Records shown:
——
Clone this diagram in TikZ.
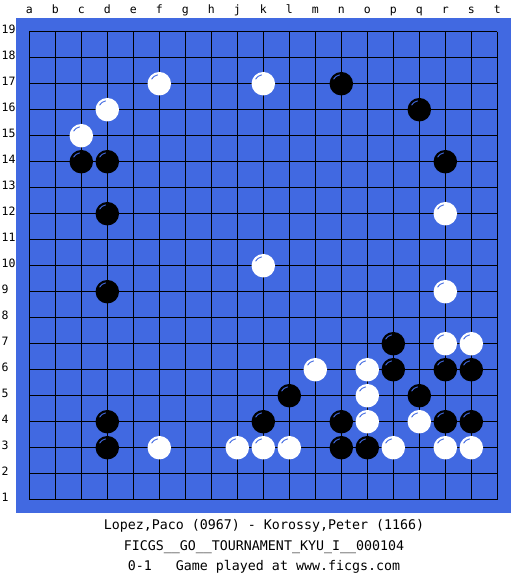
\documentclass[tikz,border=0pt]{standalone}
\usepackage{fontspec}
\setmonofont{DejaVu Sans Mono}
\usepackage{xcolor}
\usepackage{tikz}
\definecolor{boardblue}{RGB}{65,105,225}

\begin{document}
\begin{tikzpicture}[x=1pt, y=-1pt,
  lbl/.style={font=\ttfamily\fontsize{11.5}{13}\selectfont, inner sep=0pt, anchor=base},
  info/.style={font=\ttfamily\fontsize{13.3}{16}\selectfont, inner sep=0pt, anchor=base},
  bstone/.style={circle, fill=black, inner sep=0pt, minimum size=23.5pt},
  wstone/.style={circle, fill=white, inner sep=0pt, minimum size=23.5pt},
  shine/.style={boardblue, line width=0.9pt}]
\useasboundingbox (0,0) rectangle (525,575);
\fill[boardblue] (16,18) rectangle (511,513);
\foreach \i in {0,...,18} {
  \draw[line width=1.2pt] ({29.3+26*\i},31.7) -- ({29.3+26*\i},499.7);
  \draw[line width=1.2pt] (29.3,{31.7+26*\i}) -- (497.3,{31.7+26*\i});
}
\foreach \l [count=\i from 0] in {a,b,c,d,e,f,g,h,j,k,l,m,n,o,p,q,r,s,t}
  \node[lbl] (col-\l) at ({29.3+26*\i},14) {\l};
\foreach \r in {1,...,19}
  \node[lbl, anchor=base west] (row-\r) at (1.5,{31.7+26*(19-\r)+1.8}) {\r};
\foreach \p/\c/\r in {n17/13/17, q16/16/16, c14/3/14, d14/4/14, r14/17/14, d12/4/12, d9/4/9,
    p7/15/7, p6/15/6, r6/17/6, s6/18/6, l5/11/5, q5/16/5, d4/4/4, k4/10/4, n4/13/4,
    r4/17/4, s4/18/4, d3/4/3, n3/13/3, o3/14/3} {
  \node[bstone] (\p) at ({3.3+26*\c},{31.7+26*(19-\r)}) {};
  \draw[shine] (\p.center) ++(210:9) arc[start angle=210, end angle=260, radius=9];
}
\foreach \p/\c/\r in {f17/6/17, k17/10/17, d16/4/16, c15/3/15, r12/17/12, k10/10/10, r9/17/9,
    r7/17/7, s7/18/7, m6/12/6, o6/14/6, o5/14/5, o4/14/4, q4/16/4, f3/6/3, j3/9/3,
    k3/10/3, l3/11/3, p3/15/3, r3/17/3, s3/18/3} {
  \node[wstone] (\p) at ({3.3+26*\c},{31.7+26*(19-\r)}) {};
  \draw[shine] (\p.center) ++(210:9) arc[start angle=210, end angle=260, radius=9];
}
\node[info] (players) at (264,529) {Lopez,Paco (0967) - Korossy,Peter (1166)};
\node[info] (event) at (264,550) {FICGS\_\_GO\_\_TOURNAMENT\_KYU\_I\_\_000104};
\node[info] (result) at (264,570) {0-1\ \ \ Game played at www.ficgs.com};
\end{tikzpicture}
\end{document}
——
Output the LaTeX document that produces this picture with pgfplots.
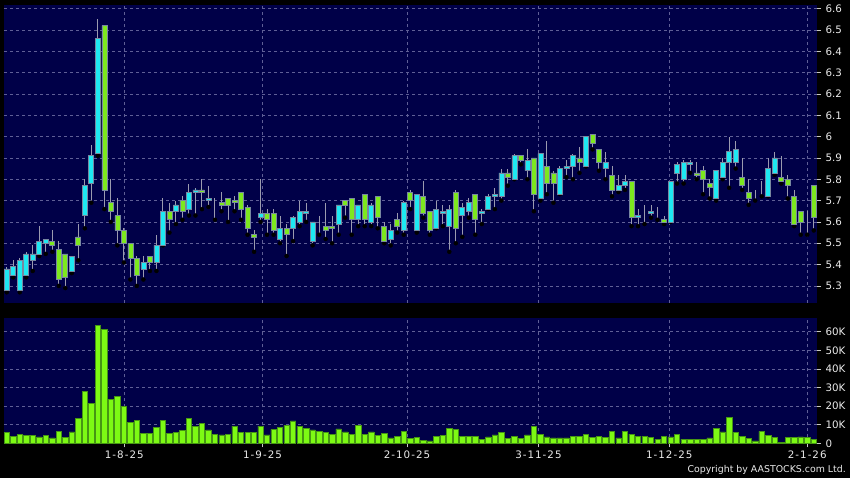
——
Instruction: Display every line of the listing that contains the string "this".

The completed task:
Clone this diagram in TikZ.
Output the LaTeX document that produces this picture with pgfplots.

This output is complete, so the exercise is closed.